According to a new scientific study, it would appear that there is indeed a class of planets that can survive the excessively harsh conditions it is subjected to while spinning around binary systems.

Researchers say that retrograde planets, which are basically planets orbiting backwards in regards to how their parent stars spin, have a chance of surviving such destructive systems.

The first two retrograde exoplanets were discovered last year, with their respective discoveries announced just one day after the other.

Since then, astronomers have taken a deep interest in the properties that these extrasolar planets have. They are especially interested in learning how these celestial bodies came to have the type of orbits they now do.

One of the possible explanations that have been set forth since is that they were knocked off their original course by impacts or brush offs with comets and large asteroids.

When star systems forms, the debris that get left behind after a star develops begin to form into planets, asteroids, comets, meteorites and all sorts of other bodies.

But all of these structures differentiate from a formation called a protoplanetary disk, which orbits in the same orbital plane around the star, and which spins in the same direction as the star does.

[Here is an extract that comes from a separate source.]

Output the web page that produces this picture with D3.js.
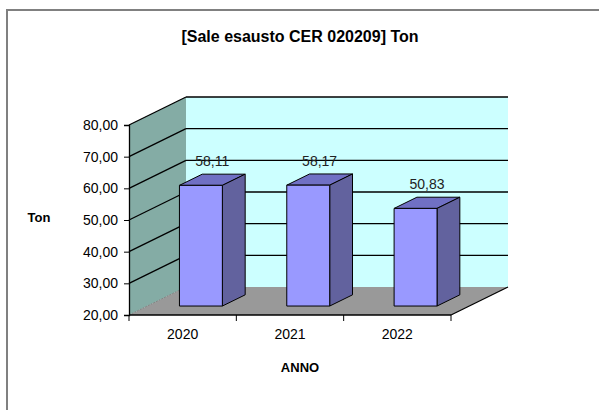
<!DOCTYPE html>
<html>
<head>
<meta charset="utf-8">
<script src="https://cdn.jsdelivr.net/npm/d3@7"></script>
<style>
  body { margin: 0; background: #fff; }
  svg text { font-family: "Liberation Sans", Arial, sans-serif; fill: #000; }
</style>
</head>
<body>
<div id="chart"></div>
<script>
const years = ['2020', '2021', '2022'];
const values = [58.11, 58.17, 50.83];
const yTicks = [20, 30, 40, 50, 60, 70, 80];

const width = 599, height = 410;
// 3d depth offset of the plot box
const depth = {dx: 57, dy: -28};
// bars sit between these fractions of the depth
const f0 = 0.32, f1 = 0.72;

const svg = d3.select('#chart').append('svg')
  .attr('width', width)
  .attr('height', height);

// outer frame
svg.append('rect')
  .attr('x', 7).attr('y', 10)
  .attr('width', 600).attr('height', 410)
  .attr('fill', 'none')
  .attr('stroke', '#808080')
  .attr('stroke-width', 2);

const x = d3.scaleBand()
  .domain(years)
  .range([129, 451]);

const y = d3.scaleLinear()
  .domain([20, 80])
  .range([315, 125]);

const fmt = v => d3.format('.2f')(v).replace('.', ',');

const pts = arr => arr.map(p => p.join(',')).join(' ');

const x0 = x.range()[0], x1 = x.range()[1];
const yBot = y(20), yTop = y(80);

// back wall
svg.append('polygon')
  .attr('points', pts([
    [x0 + depth.dx, yTop + depth.dy], [x1 + depth.dx, yTop + depth.dy],
    [x1 + depth.dx, yBot + depth.dy], [x0 + depth.dx, yBot + depth.dy]
  ]))
  .attr('fill', '#ccffff');

// side wall
svg.append('polygon')
  .attr('points', pts([
    [x0, yTop], [x0 + depth.dx, yTop + depth.dy],
    [x0 + depth.dx, yBot + depth.dy], [x0, yBot]
  ]))
  .attr('fill', '#84aca5');

// floor
svg.append('polygon')
  .attr('points', pts([
    [x0, yBot], [x1, yBot],
    [x1 + depth.dx, yBot + depth.dy], [x0 + depth.dx, yBot + depth.dy]
  ]))
  .attr('fill', '#999999');

// gridlines on back and side walls
const grid = svg.append('g')
  .attr('stroke', '#000')
  .attr('stroke-width', 1.3)
  .attr('fill', 'none');

yTicks.filter(t => t > 20).forEach(t => {
  grid.append('line')
    .attr('x1', x0 + depth.dx).attr('y1', y(t) + depth.dy)
    .attr('x2', x1 + depth.dx).attr('y2', y(t) + depth.dy);
  grid.append('line')
    .attr('x1', x0).attr('y1', y(t))
    .attr('x2', x0 + depth.dx).attr('y2', y(t) + depth.dy);
});

// floor edges
svg.append('line')
  .attr('x1', x0).attr('y1', yBot)
  .attr('x2', x0 + depth.dx).attr('y2', yBot + depth.dy)
  .attr('stroke', '#777').attr('stroke-width', 0.8)
  .attr('stroke-dasharray', '2,1');
svg.append('line')
  .attr('x1', x1).attr('y1', yBot)
  .attr('x2', x1 + depth.dx).attr('y2', yBot + depth.dy)
  .attr('stroke', '#000').attr('stroke-width', 1.3);

// bars
const bw = x.bandwidth() * 0.4;
const ddx = (f1 - f0) * depth.dx, ddy = (f1 - f0) * depth.dy;

const bars = svg.append('g').selectAll('g')
  .data(years.map((yr, i) => ({year: yr, value: values[i]})))
  .enter().append('g')
  .attr('stroke', '#000')
  .attr('stroke-width', 1)
  .attr('stroke-linejoin', 'round');

const bx = d => x(d.year) + (x.bandwidth() - bw) / 2 + f0 * depth.dx;
const byTop = d => y(d.value) + f0 * depth.dy;
const byBot = () => yBot + f0 * depth.dy;

bars.append('polygon')
  .attr('points', d => pts([
    [bx(d), byTop(d)], [bx(d) + bw, byTop(d)],
    [bx(d) + bw + ddx, byTop(d) + ddy], [bx(d) + ddx, byTop(d) + ddy]
  ]))
  .attr('fill', '#7070c4');

bars.append('polygon')
  .attr('points', d => pts([
    [bx(d) + bw, byTop(d)], [bx(d) + bw + ddx, byTop(d) + ddy],
    [bx(d) + bw + ddx, byBot() + ddy], [bx(d) + bw, byBot()]
  ]))
  .attr('fill', '#62629e');

bars.append('rect')
  .attr('x', d => bx(d))
  .attr('y', d => byTop(d))
  .attr('width', bw)
  .attr('height', d => byBot() - byTop(d))
  .attr('fill', '#9999ff');

// value labels
svg.append('g').selectAll('text')
  .data(years.map((yr, i) => ({year: yr, value: values[i]})))
  .enter().append('text')
  .attr('x', d => bx(d) + bw / 2 + ddx / 2)
  .attr('y', d => byTop(d) + ddy - 8)
  .attr('text-anchor', 'middle')
  .attr('font-size', 14)
  .style('fill', '#222')
  .text(d => fmt(d.value));

// y axis
const yAxis = d3.axisLeft(y)
  .tickValues(yTicks)
  .tickSize(5)
  .tickPadding(6)
  .tickFormat(fmt);

const gy = svg.append('g')
  .attr('transform', `translate(${x0},0)`)
  .call(yAxis);
gy.select('.domain').attr('stroke-width', 1.3);
gy.selectAll('text').attr('font-size', 14).style('font-family', '"Liberation Sans", Arial, sans-serif');

// x axis
const xTickPos = [x0, ...years.slice(1).map(yr => x(yr)), x1];
const gx = svg.append('g');
gx.append('line')
  .attr('x1', x0).attr('y1', yBot)
  .attr('x2', x1).attr('y2', yBot)
  .attr('stroke', '#000').attr('stroke-width', 1.6);
gx.selectAll('.tk')
  .data(xTickPos)
  .enter().append('line')
  .attr('class', 'tk')
  .attr('x1', d => d).attr('x2', d => d)
  .attr('y1', yBot).attr('y2', yBot + 6)
  .attr('stroke', '#000');
gx.selectAll('text')
  .data(years)
  .enter().append('text')
  .attr('x', d => x(d) + x.bandwidth() / 2)
  .attr('y', yBot + 24)
  .attr('text-anchor', 'middle')
  .attr('font-size', 14)
  .text(d => d);

// titles
svg.append('text')
  .attr('x', 300).attr('y', 42)
  .attr('text-anchor', 'middle')
  .attr('font-size', 16)
  .attr('font-weight', 'bold')
  .text('[Sale esausto CER 020209] Ton');

svg.append('text')
  .attr('x', 39).attr('y', 222)
  .attr('text-anchor', 'middle')
  .attr('font-size', 13)
  .attr('font-weight', 'bold')
  .text('Ton');

svg.append('text')
  .attr('x', 300).attr('y', 372)
  .attr('text-anchor', 'middle')
  .attr('font-size', 13)
  .attr('font-weight', 'bold')
  .text('ANNO');
</script>
</body>
</html>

Therefore, it is theoretically impossible for an exoplanet developed inside a protoplanetary disk to spin backwards in respect to its star. Yet a handful of cases have been discovered in which this happens.

Now astronomers say that this may be what allows some bodies orbiting binary stars systems to endure.

Generally, the amount of gravitational tug that two stars orbiting each other exert on anything around them is extremely disruptive, and very little exoplanets can remain stable under the pressure

The new idea belongs to University of Texas-Arlington researchers Manfred Cuntz and Jason Eberle, who recently conducted a series of investigations on the binary star system Nu Octanis.

According to the team, it could be that employing a retrograde orbit allows the exoplanet to escape gravitational destruction. However, they admit that space bodies on this type of orbits are very rare.

In our solar system, only the moon Triton revolves around its parent planet, the gas giant Neptune, in a retrograde orbit, Wired reports.

Astronomers believe that this happens because the body was, at its origins, a Kuiper Belt asteroids. It was trapped in its current orbit due to an accident.